Directive:
Transcribe every line from the top down to the line with "40, 50, 60];", both ends included, but not the pictures.

Data excerpt:
■ ■ ■

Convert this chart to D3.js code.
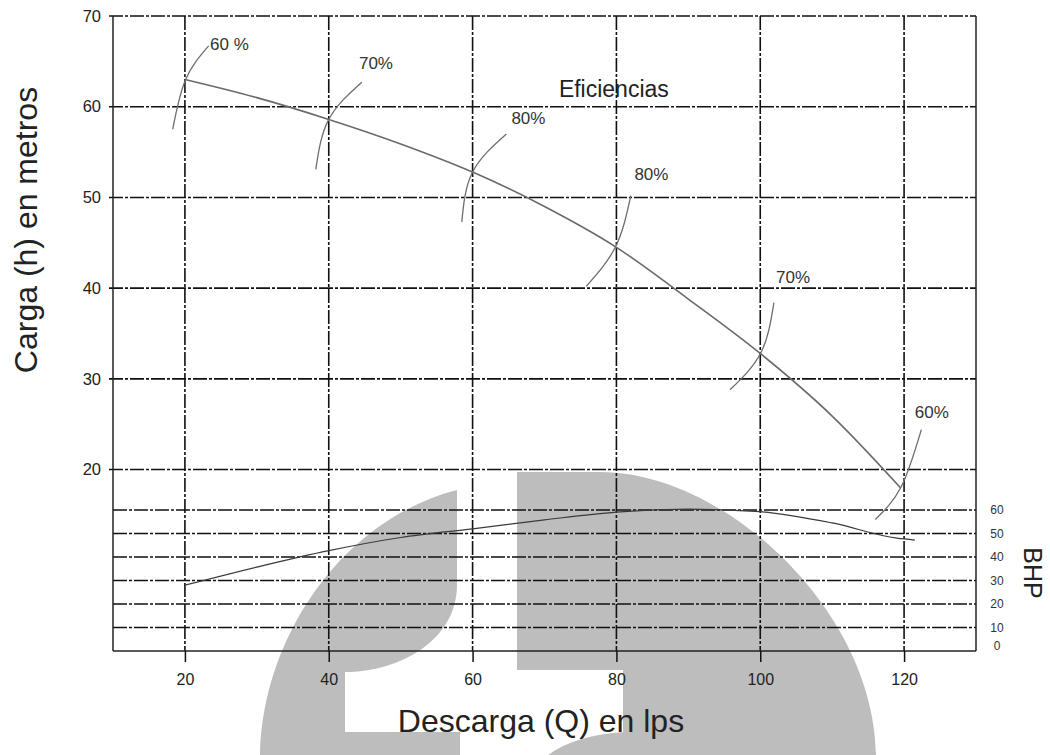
<!DOCTYPE html>
<html>
<head>
<meta charset="utf-8">
<script src="https://cdn.jsdelivr.net/npm/d3@7"></script>
<style>
  html, body { margin: 0; padding: 0; background: #fff; }
  svg { display: block; font-family: "Liberation Sans", Arial, Helvetica, sans-serif; }
</style>
</head>
<body>
<svg id="chart" width="1050" height="755"></svg>
<script>
// ---- Pump characteristic data ----
const qTicks    = [20, 40, 60, 80, 100, 120];          // discharge, lps
const headTicks = [20, 30, 40, 50, 60, 70];            // head, m
const bhpTicks  = [0, 10, 20, 30, 40, 50, 60];         // brake horsepower

// Head curve H(Q)
const headQ = [20, 30, 40, 50, 60, 70, 80, 90, 100, 110, 119.5];
const headH = [63.0, 61.0, 58.6, 55.9, 52.8, 49.0, 44.5, 38.8, 32.8, 25.9, 18.0];

// Power curve BHP(Q)
const bhpQ = [20, 30, 40, 50, 60, 70, 80, 90, 100, 110, 119, 121.5];
const bhpV = [28.0, 35.7, 42.7, 48.3, 52.0, 55.8, 59.1, 60.4, 59.3, 54.5, 48.0, 47.2];

// Efficiency arcs crossing the head curve: [Q, H] points of each arc
const effArcs = [
  [[18.3, 57.5], [20.1, 63.0], [23.3, 66.7]],
  [[38.2, 53.1], [40.0, 58.6], [44.6, 62.7]],
  [[58.5, 47.3], [60.0, 52.8], [64.7, 57.0]],
  [[75.8, 40.2], [79.9, 44.6], [82.0, 50.2]],
  [[95.8, 28.8], [100.1, 32.9], [101.9, 38.4]],
  [[116.0, 14.5], [119.6, 18.1], [122.4, 24.4]]
];
const effLabels = ["60 %", "70%", "80%", "80%", "70%", "60%"];
const effLabelQ = [23.5, 44.2, 65.4, 82.5, 102.2, 121.5];
const effLabelH = [66.9, 64.8, 58.7, 52.6, 41.2, 26.3];

// ---- Layout ----
const plot = { left: 113, right: 976, top: 16, bottom: 651, bhpTop: 510 };
const svg = d3.select("#chart");

const x  = d3.scaleLinear().domain([10, 130]).range([plot.left, plot.right]);
const yH = d3.scaleLinear().domain([0, 70]).range([plot.bottom, plot.top]);
const yB = d3.scaleLinear().domain([0, 60]).range([plot.bottom, plot.bhpTop]);

// ---- Background logo (decorative, grey) ----
const logo = svg.append("g").attr("fill", "#bdbdbd");
logo.append("path").attr("d",
  "M260,755 C262,640 340,520 457,490 L457,585 C457,640 400,672 345,672 L345,732 L460,732 L460,755 Z");
logo.append("path").attr("d",
  "M517,472 L600,472 C725,472 874,610 876,755 L623,755 L623,670 L517,670 Z");
logo.append("path").attr("d",
  "M548,755 Q575,735 625,732 L625,755 Z");

// ---- Grid ----
const gridStyle = sel => sel
  .attr("stroke", "#111")
  .attr("stroke-width", 1.6)
  .attr("stroke-dasharray", "14,2,3,2")
  .attr("fill", "none");

const grid = svg.append("g");
grid.selectAll("line.hg").data(headTicks).join("line")
  .attr("class", "hg")
  .attr("x1", plot.left - 4).attr("x2", plot.right)
  .attr("y1", d => yH(d)).attr("y2", d => yH(d))
  .call(gridStyle);
grid.selectAll("line.bg").data(bhpTicks.filter(d => d > 0)).join("line")
  .attr("class", "bg")
  .attr("x1", plot.left).attr("x2", plot.right)
  .attr("y1", d => yB(d)).attr("y2", d => yB(d))
  .call(gridStyle);
grid.selectAll("line.vg").data(qTicks).join("line")
  .attr("class", "vg")
  .attr("x1", d => x(d)).attr("x2", d => x(d))
  .attr("y1", plot.top).attr("y2", plot.bottom)
  .call(gridStyle);

// Frame
const frame = svg.append("g").attr("stroke", "#222").attr("stroke-width", 1.5).attr("fill", "none");
frame.append("line").attr("x1", plot.left).attr("x2", plot.left).attr("y1", plot.top).attr("y2", plot.bottom);
frame.append("line").attr("x1", plot.right).attr("x2", plot.right).attr("y1", plot.top).attr("y2", plot.bottom);
frame.append("line").attr("x1", plot.left).attr("x2", plot.right).attr("y1", plot.bottom).attr("y2", plot.bottom);

// ---- Axes ----
const xAxis = svg.append("g")
  .attr("transform", `translate(0,${plot.bottom})`)
  .call(d3.axisBottom(x).tickValues(qTicks).tickSize(11).tickPadding(12));
xAxis.select(".domain").remove();
xAxis.selectAll(".tick line").attr("stroke", "#111").attr("stroke-width", 1.5);
xAxis.selectAll(".tick text").attr("font-size", 16).attr("fill", "#222")
  .attr("font-family", "Liberation Sans, Arial, sans-serif");

const yAxis = svg.append("g")
  .attr("transform", `translate(${plot.left},0)`)
  .call(d3.axisLeft(yH).tickValues(headTicks).tickSize(0).tickPadding(12));
yAxis.select(".domain").remove();
yAxis.selectAll(".tick text").attr("font-size", 16.5).attr("fill", "#222")
  .attr("font-family", "Liberation Sans, Arial, sans-serif");

const bAxis = svg.append("g")
  .attr("transform", `translate(${plot.right},0)`)
  .call(d3.axisRight(yB).tickValues(bhpTicks).tickSize(0).tickPadding(21));
bAxis.select(".domain").remove();
bAxis.selectAll(".tick text")
  .attr("font-size", 12).attr("fill", "#333")
  .attr("text-anchor", "middle")
  .attr("font-family", "Liberation Sans, Arial, sans-serif")
  .attr("dy", d => d === 0 ? "-0.15em" : "0.32em");

// ---- Curves ----
const headLine = d3.line().x(d => x(d[0])).y(d => yH(d[1])).curve(d3.curveMonotoneX);
svg.append("path")
  .datum(headQ.map((q, i) => [q, headH[i]]))
  .attr("d", headLine)
  .attr("fill", "none").attr("stroke", "#6a6a6a").attr("stroke-width", 1.6);

const bhpLine = d3.line().x(d => x(d[0])).y(d => yB(d[1])).curve(d3.curveMonotoneX);
svg.append("path")
  .datum(bhpQ.map((q, i) => [q, bhpV[i]]))
  .attr("d", bhpLine)
  .attr("fill", "none").attr("stroke", "#3a3a3a").attr("stroke-width", 1.2);

const arcLine = d3.line().x(d => x(d[0])).y(d => yH(d[1])).curve(d3.curveNatural);
svg.append("g").selectAll("path").data(effArcs).join("path")
  .attr("d", arcLine)
  .attr("fill", "none").attr("stroke", "#6e6e6e").attr("stroke-width", 1.3);

svg.append("g").selectAll("text").data(effLabels).join("text")
  .attr("x", (d, i) => x(effLabelQ[i]))
  .attr("y", (d, i) => yH(effLabelH[i]))
  .attr("dy", "0.35em")
  .attr("font-size", 17).attr("fill", "#333")
  .text(d => d);

svg.append("text")
  .attr("x", x(72)).attr("y", yH(62.0)).attr("dy", "0.35em")
  .attr("font-size", 23).attr("fill", "#222")
  .text("Eficiencias");

// ---- Titles ----
svg.append("text")
  .attr("transform", "translate(37,230) rotate(-90)")
  .attr("text-anchor", "middle")
  .attr("font-size", 32).attr("fill", "#222")
  .text("Carga (h) en metros");

svg.append("text")
  .attr("x", 541).attr("y", 732)
  .attr("text-anchor", "middle")
  .attr("font-size", 32).attr("fill", "#222")
  .text("Descarga (Q) en lps");

svg.append("text")
  .attr("transform", "translate(1024,573) rotate(90)")
  .attr("text-anchor", "middle")
  .attr("font-size", 25).attr("fill", "#222")
  .text("BHP");
</script>
</body>
</html>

■ ■ ■

Reply to the exercise:
Convert this chart to D3.js code.
<!DOCTYPE html>
<html>
<head>
<meta charset="utf-8">
<script src="https://cdn.jsdelivr.net/npm/d3@7"></script>
<style>
  html, body { margin: 0; padding: 0; background: #fff; }
  svg { display: block; font-family: "Liberation Sans", Arial, Helvetica, sans-serif; }
</style>
</head>
<body>
<svg id="chart" width="1050" height="755"></svg>
<script>
// ---- Pump characteristic data ----
const qTicks    = [20, 40, 60, 80, 100, 120];          // discharge, lps
const headTicks = [20, 30, 40, 50, 60, 70];            // head, m
const bhpTicks  = [0, 10, 20, 30, 40, 50, 60];         // brake horsepower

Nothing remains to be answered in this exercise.